Restate exactly the lines that run from the start of the records below to the line containing "const y = d3.scaleLinear().domain([0, 70]).range([435, 39]);", counting both ends, and nothing else; pictures stay out.
━━━━━ Input material
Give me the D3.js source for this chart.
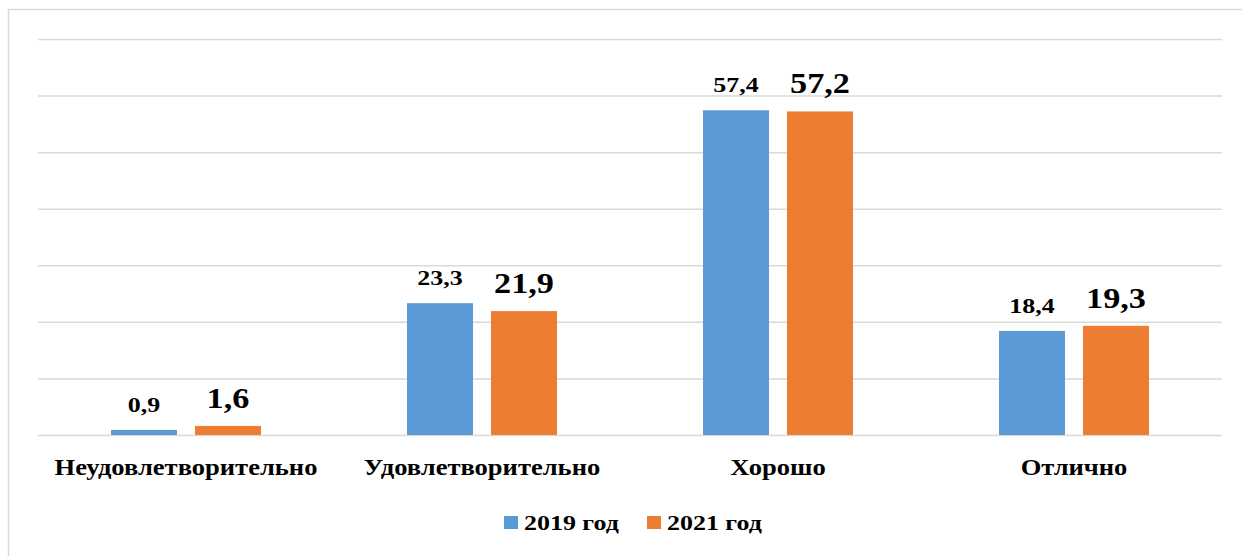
<!DOCTYPE html>
<html>
<head>
<meta charset="utf-8">
<script src="https://cdn.jsdelivr.net/npm/d3@7"></script>
<style>
  body { margin: 0; background: #fff; }
  svg { display: block; }
</style>
</head>
<body>
<svg id="chart" width="1242" height="556"></svg>
<script>
// data
const categories = ["Неудовлетворительно", "Удовлетворительно", "Хорошо", "Отлично"];
const seriesNames = ["2019 год", "2021 год"];
const values2019 = [0.9, 23.3, 57.4, 18.4];
const values2021 = [1.6, 21.9, 57.2, 19.3];
const yTicks = [0, 10, 20, 30, 40, 50, 60, 70];
const colors = ["#5b9bd5", "#ed7d31"];

const seriesValues = [values2019, values2021];
const svg = d3.select("#chart");
const FONT = "'Liberation Serif', 'Times New Roman', serif";
const STRETCH = 1.18; // text in the picture is a bit wider than normal

// small helper: bold serif text, stretched horizontally
function label(sel, size, anchor) {
    return sel
        .style("font-family", FONT)
        .style("font-weight", "bold")
        .style("font-size", size + "px")
        .attr("text-anchor", anchor)
        .attr("fill", "#000");
}

// outer frame (top + left edges visible)
svg.append("path")
    .attr("d", "M8.5,556 V9.5 H1242")
    .attr("fill", "none")
    .attr("stroke", "#d9d9d9")
    .attr("stroke-width", 1.5);

const x0 = d3.scaleBand().domain(categories).range([38, 1222]);
const x1 = d3.scaleBand().domain(seriesNames).range([0, 150]).paddingInner(0.214);
const y = d3.scaleLinear().domain([0, 70]).range([435, 39]);

// gridlines
svg.append("g")
    .attr("transform", "translate(38,0)")
    .call(d3.axisLeft(y).tickValues(yTicks).tickSize(-1184).tickFormat(""))
    .call(g => g.select(".domain").remove())
    .call(g => g.selectAll(".tick line").attr("stroke", "#d9d9d9").attr("stroke-width", 1.5));

const fmt = v => String(v).replace(".", ",");
const labelSize = [22, 29];

const groups = svg.append("g").selectAll("g")
    .data(categories)
    .join("g")
    .attr("transform", d => `translate(${x0(d) + (x0.bandwidth() - 150) / 2},0)`);

seriesNames.forEach((s, si) => {
    groups.append("rect")
        .attr("x", x1(s))
        .attr("y", (d, i) => y(seriesValues[si][i]))
        .attr("width", x1.bandwidth())
        .attr("height", (d, i) => y(0) - y(seriesValues[si][i]))
        .attr("fill", colors[si]);

    groups.append("text")
        .attr("transform", (d, i) =>
            `translate(${x1(s) + x1.bandwidth() / 2},${y(seriesValues[si][i]) - 18}) scale(${STRETCH},1)`)
        .call(label, labelSize[si], "middle")
        .text((d, i) => fmt(seriesValues[si][i]));
});

// category labels
svg.append("g").selectAll("text")
    .data(categories)
    .join("text")
    .attr("transform", d => `translate(${x0(d) + x0.bandwidth() / 2},475) scale(${STRETCH},1)`)
    .call(label, 22.5, "middle")
    .text(d => d);

// legend
const legend = svg.append("g");
const legendX = [504, 647];
seriesNames.forEach((s, si) => {
    legend.append("rect")
        .attr("x", legendX[si])
        .attr("y", 516)
        .attr("width", 14)
        .attr("height", 13)
        .attr("fill", colors[si]);
    legend.append("text")
        .attr("transform", `translate(${legendX[si] + 20},530) scale(${STRETCH},1)`)
        .call(label, 22, "start")
        .text(s);
});
</script>
</body>
</html>
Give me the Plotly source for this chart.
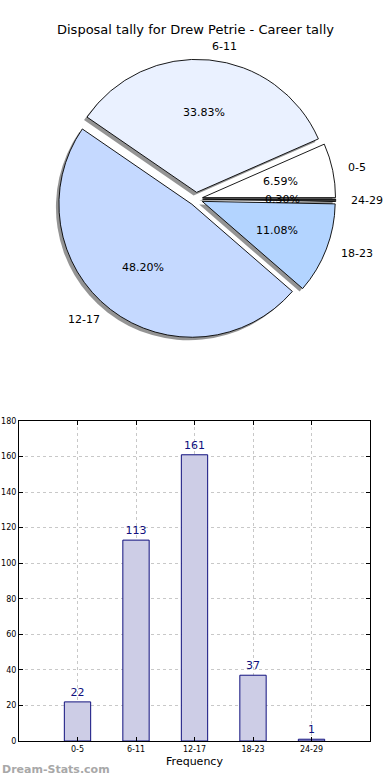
import math
import plotly.graph_objects as go

# ---- data ----
categories = ["0-5", "6-11", "12-17", "18-23", "24-29"]
counts = [22, 113, 161, 37, 1]
slice_colors = ["#ffffff", "#eaf1ff", "#c5d9ff", "#b3d4ff", "#3a3a3a"]
y_ticks = list(range(0, 181, 20))
title_text = "Disposal tally for Drew Petrie - Career tally"

W, H = 390, 780
FONT = "DejaVu Sans"

# ---- pie geometry (pixels) ----
cx, cy = 196.0, 199.0
r = 133.0
pull = 0.05
box = 2 * r * (1 + pull)
total = sum(counts)
# plotly: counterclockwise pies start at rotation + first slice angle
rotation = 90 - 360.0 * counts[0] / total

def dom(cx_px, cy_px):
    return dict(x=[(cx_px - box / 2) / W, (cx_px + box / 2) / W],
                y=[1 - (cy_px + box / 2) / H, 1 - (cy_px - box / 2) / H])

fig = go.Figure()

# shadow pie
fig.add_trace(go.Pie(
    values=counts, labels=categories, sort=False, direction="counterclockwise",
    rotation=rotation, pull=[pull] * len(counts), textinfo="none", hoverinfo="skip",
    marker=dict(colors=["rgba(0,0,0,0.42)"] * len(counts), line=dict(width=0)),
    domain=dom(cx - 3, cy + 3), showlegend=False,
))
# main pie
fig.add_trace(go.Pie(
    values=counts, labels=categories, sort=False, direction="counterclockwise",
    rotation=rotation, pull=[pull] * len(counts), textinfo="none", hoverinfo="skip",
    marker=dict(colors=slice_colors, line=dict(color="black", width=0.9)),
    domain=dom(cx, cy), showlegend=False,
))

# labels and percentages (matplotlib-style positions)
annotations = []
start = 0.0
for cat, v in zip(categories, counts):
    frac = v / total
    mid = (start + frac / 2) * 2 * math.pi
    start += frac
    ox = cx + pull * r * math.cos(mid)
    oy = cy - pull * r * math.sin(mid)
    lx = ox + 1.1 * r * math.cos(mid)
    ly = oy - 1.1 * r * math.sin(mid)
    px = ox + 0.6 * r * math.cos(mid)
    py = oy - 0.6 * r * math.sin(mid)
    annotations.append(dict(
        x=lx / W, y=1 - ly / H, xref="paper", yref="paper", text=cat,
        showarrow=False, xanchor="left" if math.cos(mid) > 0 else "right",
        yanchor="middle", font=dict(family=FONT, size=11, color="black")))
    annotations.append(dict(
        x=px / W, y=1 - py / H, xref="paper", yref="paper",
        text="%.2f%%" % (100 * frac), showarrow=False, xanchor="center",
        yanchor="middle", font=dict(family=FONT, size=11, color="black")))

# ---- bar chart ----
fig.add_trace(go.Bar(
    x=categories, y=counts, width=0.45,
    marker=dict(color="#cdcde6", line=dict(color="#10107e", width=1)),
    text=[str(c) for c in counts], textposition="outside", cliponaxis=False,
    textfont=dict(family=FONT, size=11, color="#10107e"),
    hoverinfo="skip", showlegend=False,
))

fig.update_layout(
    width=W, height=H, margin=dict(l=0, r=0, t=0, b=0, autoexpand=False),
    paper_bgcolor="white", plot_bgcolor="white",
    font=dict(family=FONT, color="black"),
    bargap=0,
    xaxis=dict(
        domain=[19 / W, 370 / W], type="category", range=[-1, 5],
        showline=True, mirror="ticks", linecolor="black", linewidth=1,
        ticks="inside", ticklen=4, tickcolor="black",
        showgrid=True, gridcolor="#c8c8c8", griddash="dot", gridwidth=1,
        tickfont=dict(family=FONT, size=8, color="black"),
        title=dict(text="Frequency", font=dict(family=FONT, size=11), standoff=4),
        zeroline=False, fixedrange=True, automargin=False,
    ),
    yaxis=dict(
        domain=[1 - 741 / H, 1 - 421 / H], range=[0, 180],
        tickvals=y_ticks, ticktext=[str(t) for t in y_ticks],
        showline=True, mirror="ticks", linecolor="black", linewidth=1,
        ticks="inside", ticklen=4, tickcolor="black",
        showgrid=True, gridcolor="#c8c8c8", griddash="dot", gridwidth=1,
        tickfont=dict(family=FONT, size=8, color="black"),
        zeroline=False, fixedrange=True, automargin=False,
    ),
    annotations=annotations + [
        dict(x=0.5, y=1 - 30 / H, xref="paper", yref="paper", text=title_text,
             showarrow=False, xanchor="center", yanchor="middle",
             font=dict(family=FONT, size=13, color="black")),
        dict(x=0, y=1 - 769 / H, xref="paper", yref="paper", text="<b>Dream-Stats.com</b>",
             showarrow=False, xanchor="left", yanchor="middle",
             font=dict(family=FONT, size=11, color="#a8a8a8")),
    ],
)

fig.write_html(
    "out.html",
    config={"displayModeBar": False, "staticPlot": True},
    post_script="document.body.style.margin='0';document.body.style.overflow='hidden';",
)
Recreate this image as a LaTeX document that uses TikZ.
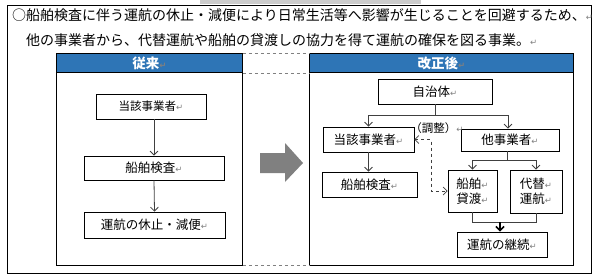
━━━━━━━━━━
» Answer to the exercise
Give me the D3.js source for this chart.
<!DOCTYPE html>
<html>
<head>
<meta charset="utf-8">
<script src="https://cdn.jsdelivr.net/npm/d3@7"></script>
<style>
  body { margin: 0; background: #fff; }
  svg { display: block; }
</style>
</head>
<body>
<svg id="chart" width="1242" height="556"></svg>
<script>
// data
const categories = ["Неудовлетворительно", "Удовлетворительно", "Хорошо", "Отлично"];
const seriesNames = ["2019 год", "2021 год"];
const values2019 = [0.9, 23.3, 57.4, 18.4];
const values2021 = [1.6, 21.9, 57.2, 19.3];
const yTicks = [0, 10, 20, 30, 40, 50, 60, 70];
const colors = ["#5b9bd5", "#ed7d31"];

const seriesValues = [values2019, values2021];
const svg = d3.select("#chart");
const FONT = "'Liberation Serif', 'Times New Roman', serif";
const STRETCH = 1.18; // text in the picture is a bit wider than normal

// small helper: bold serif text, stretched horizontally
function label(sel, size, anchor) {
    return sel
        .style("font-family", FONT)
        .style("font-weight", "bold")
        .style("font-size", size + "px")
        .attr("text-anchor", anchor)
        .attr("fill", "#000");
}

// outer frame (top + left edges visible)
svg.append("path")
    .attr("d", "M8.5,556 V9.5 H1242")
    .attr("fill", "none")
    .attr("stroke", "#d9d9d9")
    .attr("stroke-width", 1.5);

const x0 = d3.scaleBand().domain(categories).range([38, 1222]);
const x1 = d3.scaleBand().domain(seriesNames).range([0, 150]).paddingInner(0.214);
const y = d3.scaleLinear().domain([0, 70]).range([435, 39]);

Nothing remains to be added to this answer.